Task to complete: Extract exactly those lines that lie between the start of the material and the line with "y_max = 3995", including both boundary lines and no others.

Data lines:

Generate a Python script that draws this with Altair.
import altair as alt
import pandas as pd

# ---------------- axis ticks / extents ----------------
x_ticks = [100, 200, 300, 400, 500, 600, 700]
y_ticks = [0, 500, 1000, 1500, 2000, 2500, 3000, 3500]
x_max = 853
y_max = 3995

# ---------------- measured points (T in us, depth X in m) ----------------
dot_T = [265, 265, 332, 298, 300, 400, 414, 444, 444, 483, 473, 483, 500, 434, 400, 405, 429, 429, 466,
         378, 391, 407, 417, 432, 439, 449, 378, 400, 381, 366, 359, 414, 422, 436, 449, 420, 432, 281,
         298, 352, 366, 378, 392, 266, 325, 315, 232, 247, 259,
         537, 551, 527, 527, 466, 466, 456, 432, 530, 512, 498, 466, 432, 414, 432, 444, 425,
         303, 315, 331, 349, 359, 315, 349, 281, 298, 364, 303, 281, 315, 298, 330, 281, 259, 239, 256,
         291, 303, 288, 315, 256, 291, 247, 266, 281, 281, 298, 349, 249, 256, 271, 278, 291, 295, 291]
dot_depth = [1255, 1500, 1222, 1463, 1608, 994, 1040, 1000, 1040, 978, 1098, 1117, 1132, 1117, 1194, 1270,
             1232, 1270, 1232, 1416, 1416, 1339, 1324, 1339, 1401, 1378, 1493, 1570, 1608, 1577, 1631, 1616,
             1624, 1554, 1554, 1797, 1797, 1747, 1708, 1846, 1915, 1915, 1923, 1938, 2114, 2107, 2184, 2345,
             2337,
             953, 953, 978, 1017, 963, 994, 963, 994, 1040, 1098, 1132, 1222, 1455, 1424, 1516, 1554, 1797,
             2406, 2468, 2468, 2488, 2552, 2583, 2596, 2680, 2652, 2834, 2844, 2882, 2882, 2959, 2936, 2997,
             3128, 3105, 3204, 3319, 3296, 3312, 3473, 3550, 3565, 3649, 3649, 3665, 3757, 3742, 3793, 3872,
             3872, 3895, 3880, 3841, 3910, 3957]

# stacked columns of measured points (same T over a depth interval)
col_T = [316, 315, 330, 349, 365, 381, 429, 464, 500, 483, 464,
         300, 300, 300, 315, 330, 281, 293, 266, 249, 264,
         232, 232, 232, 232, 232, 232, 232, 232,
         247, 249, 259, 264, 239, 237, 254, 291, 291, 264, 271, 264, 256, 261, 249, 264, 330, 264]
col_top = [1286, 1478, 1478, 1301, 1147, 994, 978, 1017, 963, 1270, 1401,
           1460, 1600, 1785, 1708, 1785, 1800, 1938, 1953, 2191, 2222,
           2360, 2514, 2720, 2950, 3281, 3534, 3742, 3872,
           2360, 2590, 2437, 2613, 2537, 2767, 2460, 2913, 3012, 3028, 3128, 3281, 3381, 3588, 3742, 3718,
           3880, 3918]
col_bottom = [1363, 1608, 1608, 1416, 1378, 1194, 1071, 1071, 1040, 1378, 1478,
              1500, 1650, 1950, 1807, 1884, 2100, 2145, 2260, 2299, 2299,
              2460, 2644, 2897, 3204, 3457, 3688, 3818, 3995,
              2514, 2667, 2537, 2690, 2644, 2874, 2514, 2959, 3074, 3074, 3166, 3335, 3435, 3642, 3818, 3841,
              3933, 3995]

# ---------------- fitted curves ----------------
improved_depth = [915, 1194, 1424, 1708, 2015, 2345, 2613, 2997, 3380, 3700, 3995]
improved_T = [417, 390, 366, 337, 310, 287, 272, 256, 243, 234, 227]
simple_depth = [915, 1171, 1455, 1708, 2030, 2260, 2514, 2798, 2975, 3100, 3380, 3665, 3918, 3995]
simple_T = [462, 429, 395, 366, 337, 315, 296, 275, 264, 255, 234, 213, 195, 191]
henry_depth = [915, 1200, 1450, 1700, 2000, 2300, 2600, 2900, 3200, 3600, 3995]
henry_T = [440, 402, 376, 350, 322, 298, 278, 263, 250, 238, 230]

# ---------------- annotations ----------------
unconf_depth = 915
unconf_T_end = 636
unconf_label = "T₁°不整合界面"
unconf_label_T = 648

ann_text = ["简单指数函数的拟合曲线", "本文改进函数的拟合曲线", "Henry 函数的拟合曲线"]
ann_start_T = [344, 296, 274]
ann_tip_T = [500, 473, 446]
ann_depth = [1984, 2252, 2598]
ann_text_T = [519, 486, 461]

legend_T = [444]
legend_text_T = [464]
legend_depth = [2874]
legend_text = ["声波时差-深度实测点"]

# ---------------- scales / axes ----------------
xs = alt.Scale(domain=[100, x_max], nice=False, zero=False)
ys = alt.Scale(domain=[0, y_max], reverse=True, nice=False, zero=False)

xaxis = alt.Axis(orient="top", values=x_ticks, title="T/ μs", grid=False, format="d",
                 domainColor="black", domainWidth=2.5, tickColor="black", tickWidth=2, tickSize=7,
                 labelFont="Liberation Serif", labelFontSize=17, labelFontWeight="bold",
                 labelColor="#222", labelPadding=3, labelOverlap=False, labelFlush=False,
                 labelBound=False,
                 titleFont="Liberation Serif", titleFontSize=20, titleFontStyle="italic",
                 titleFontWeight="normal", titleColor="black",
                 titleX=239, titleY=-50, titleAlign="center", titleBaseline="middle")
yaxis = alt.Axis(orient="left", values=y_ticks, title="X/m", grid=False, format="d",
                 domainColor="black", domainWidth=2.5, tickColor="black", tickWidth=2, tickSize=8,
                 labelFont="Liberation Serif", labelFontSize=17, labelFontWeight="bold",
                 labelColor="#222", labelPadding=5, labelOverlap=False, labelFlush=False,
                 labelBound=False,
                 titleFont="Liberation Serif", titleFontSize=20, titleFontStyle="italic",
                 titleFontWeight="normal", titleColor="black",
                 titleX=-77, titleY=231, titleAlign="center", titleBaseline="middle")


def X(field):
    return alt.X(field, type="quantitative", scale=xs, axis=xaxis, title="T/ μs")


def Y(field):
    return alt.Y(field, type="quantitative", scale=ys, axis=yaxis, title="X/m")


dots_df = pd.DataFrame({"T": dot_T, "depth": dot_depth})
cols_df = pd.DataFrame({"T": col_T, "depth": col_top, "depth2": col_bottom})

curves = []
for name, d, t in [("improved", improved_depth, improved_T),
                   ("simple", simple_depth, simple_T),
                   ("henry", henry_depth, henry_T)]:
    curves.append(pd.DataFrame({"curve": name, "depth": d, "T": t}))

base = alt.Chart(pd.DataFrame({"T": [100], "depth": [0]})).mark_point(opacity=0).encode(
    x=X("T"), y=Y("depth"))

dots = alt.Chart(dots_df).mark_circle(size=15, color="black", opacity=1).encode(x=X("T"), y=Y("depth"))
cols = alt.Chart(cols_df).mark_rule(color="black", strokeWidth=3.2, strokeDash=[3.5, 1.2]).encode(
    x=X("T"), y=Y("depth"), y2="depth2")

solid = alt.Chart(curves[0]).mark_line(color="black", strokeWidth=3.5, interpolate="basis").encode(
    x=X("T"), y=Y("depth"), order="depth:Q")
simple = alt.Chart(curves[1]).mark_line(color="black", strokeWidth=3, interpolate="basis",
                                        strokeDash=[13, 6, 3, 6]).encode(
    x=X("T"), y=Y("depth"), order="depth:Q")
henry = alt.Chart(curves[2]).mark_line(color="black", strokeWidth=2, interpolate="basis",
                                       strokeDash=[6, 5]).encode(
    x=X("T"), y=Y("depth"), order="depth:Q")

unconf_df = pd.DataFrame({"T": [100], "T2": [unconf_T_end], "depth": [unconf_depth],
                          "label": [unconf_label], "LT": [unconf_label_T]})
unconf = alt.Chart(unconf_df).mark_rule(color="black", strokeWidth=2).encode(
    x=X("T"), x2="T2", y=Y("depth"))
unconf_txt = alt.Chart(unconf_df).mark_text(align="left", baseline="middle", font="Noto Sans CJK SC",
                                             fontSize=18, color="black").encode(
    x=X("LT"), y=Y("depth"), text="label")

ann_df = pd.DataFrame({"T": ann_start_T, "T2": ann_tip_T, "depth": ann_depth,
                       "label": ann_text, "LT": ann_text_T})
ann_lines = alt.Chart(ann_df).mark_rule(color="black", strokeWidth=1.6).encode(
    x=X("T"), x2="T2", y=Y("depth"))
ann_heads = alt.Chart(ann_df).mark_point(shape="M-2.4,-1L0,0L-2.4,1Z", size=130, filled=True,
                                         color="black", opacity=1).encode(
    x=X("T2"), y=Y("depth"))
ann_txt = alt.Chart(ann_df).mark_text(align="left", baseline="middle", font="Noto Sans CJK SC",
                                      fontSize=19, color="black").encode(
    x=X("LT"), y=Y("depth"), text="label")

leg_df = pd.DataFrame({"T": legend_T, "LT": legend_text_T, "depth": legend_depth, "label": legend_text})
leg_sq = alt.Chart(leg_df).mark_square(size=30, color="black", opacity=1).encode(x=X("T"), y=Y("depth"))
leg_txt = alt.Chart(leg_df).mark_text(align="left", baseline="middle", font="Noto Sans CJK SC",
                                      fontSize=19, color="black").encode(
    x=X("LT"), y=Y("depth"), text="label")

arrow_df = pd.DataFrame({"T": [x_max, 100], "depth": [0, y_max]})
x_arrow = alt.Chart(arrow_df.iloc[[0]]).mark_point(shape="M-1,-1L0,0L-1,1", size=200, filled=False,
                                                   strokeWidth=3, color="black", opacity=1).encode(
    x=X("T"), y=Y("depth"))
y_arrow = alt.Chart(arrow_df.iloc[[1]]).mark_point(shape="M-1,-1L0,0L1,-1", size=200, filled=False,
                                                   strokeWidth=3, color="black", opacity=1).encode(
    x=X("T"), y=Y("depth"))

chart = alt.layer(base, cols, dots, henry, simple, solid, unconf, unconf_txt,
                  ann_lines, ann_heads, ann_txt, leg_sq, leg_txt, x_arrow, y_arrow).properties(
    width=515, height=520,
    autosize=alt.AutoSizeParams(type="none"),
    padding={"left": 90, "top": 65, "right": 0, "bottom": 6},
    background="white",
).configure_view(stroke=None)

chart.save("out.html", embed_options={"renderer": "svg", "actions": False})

Output for this task:
Generate a Python script that draws this with Altair.
import altair as alt
import pandas as pd

# ---------------- axis ticks / extents ----------------
x_ticks = [100, 200, 300, 400, 500, 600, 700]
y_ticks = [0, 500, 1000, 1500, 2000, 2500, 3000, 3500]
x_max = 853
y_max = 3995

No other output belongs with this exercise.